Politik. Sumber ilustrasi: FREEPIK/Freepik

Omnibus Law disahkan oleh Dewan Perwakilan Rakyat, lalu buruh dan mahasiswa marah. Mereka turun ke jalan, dengan suara dan tujuan yang jelas: batalkan Omnibus Law. Marak sekali gerakan penolakan terhadap UU Ketenaga-kerjaan yang baru itu, hampir di semua tempat, disemua tataran sosial ,buruh ,mahasiswa, akademisi ( guru dan dosen) , praktisi hingga kelompok2 keagamaan di Indonesia. Dari semua aktivitas demo itu kemudian bisa dilihat ada satu fenomena yang kurang mengenakkan bagi semua pihak, yaitu gejala hilangnya kata dan mata. Dan itu merasuki semua elemen: yang mendemo dan yang didemo.

Berpikir secara positif saja, Omnibus Law sejatinya pasti diniatkan untuk menghasilkan sebuah rantai kerjasama yang saling menguntungkan antara pihak pengusaha dan buruh. DPR pasti tidak pernah berpikir untuk menghasilkan produk hukum yang menguntungkan sebagian rakyatnya, tetapi juga seraya menyakiti sebagian lain rakyatnya. Setiap anggota DPR-RI duduk di Senayan adalah atas suara rakyat yang memilih mereka dan itu terbuka kemungkinan ada buruh dan pengusaha di dalamnya.
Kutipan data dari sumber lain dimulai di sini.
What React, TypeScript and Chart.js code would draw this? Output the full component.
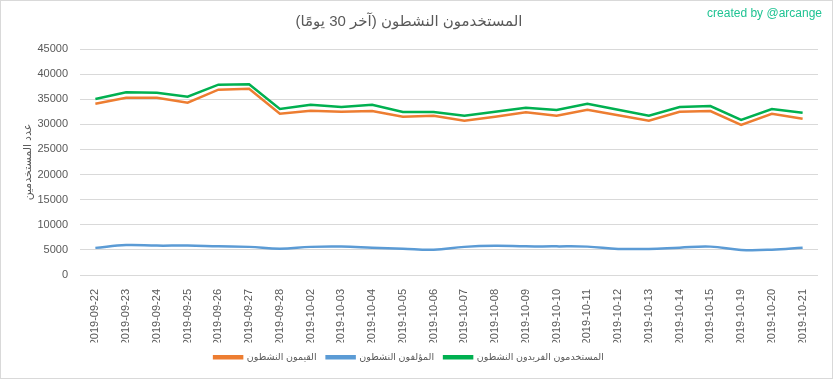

Tapi sebuah niat baik tentu juga harus melalui mekanisme atau prosedur yang baik pula.

Sebagai wakil rakyat, pertanyaannya kemudian, apakah DPR sudah cukup bicara kepada kelompok manusia yang diwakilinya? Adakah DPR telah secara maksimal menyerap aspirasi rakyat sebelum memutuskan sebuah produk hukum seperti Omnibus Law ini? Benar, tak ada sebuah keputusan yang bisa memuaskan semua pihak, tapi rasa ketidak puasan seharusnya bisa ditekan hingga titik terendah, sehingga tak memunculkan reaksi yang masif dan bahkan keras serta brutal.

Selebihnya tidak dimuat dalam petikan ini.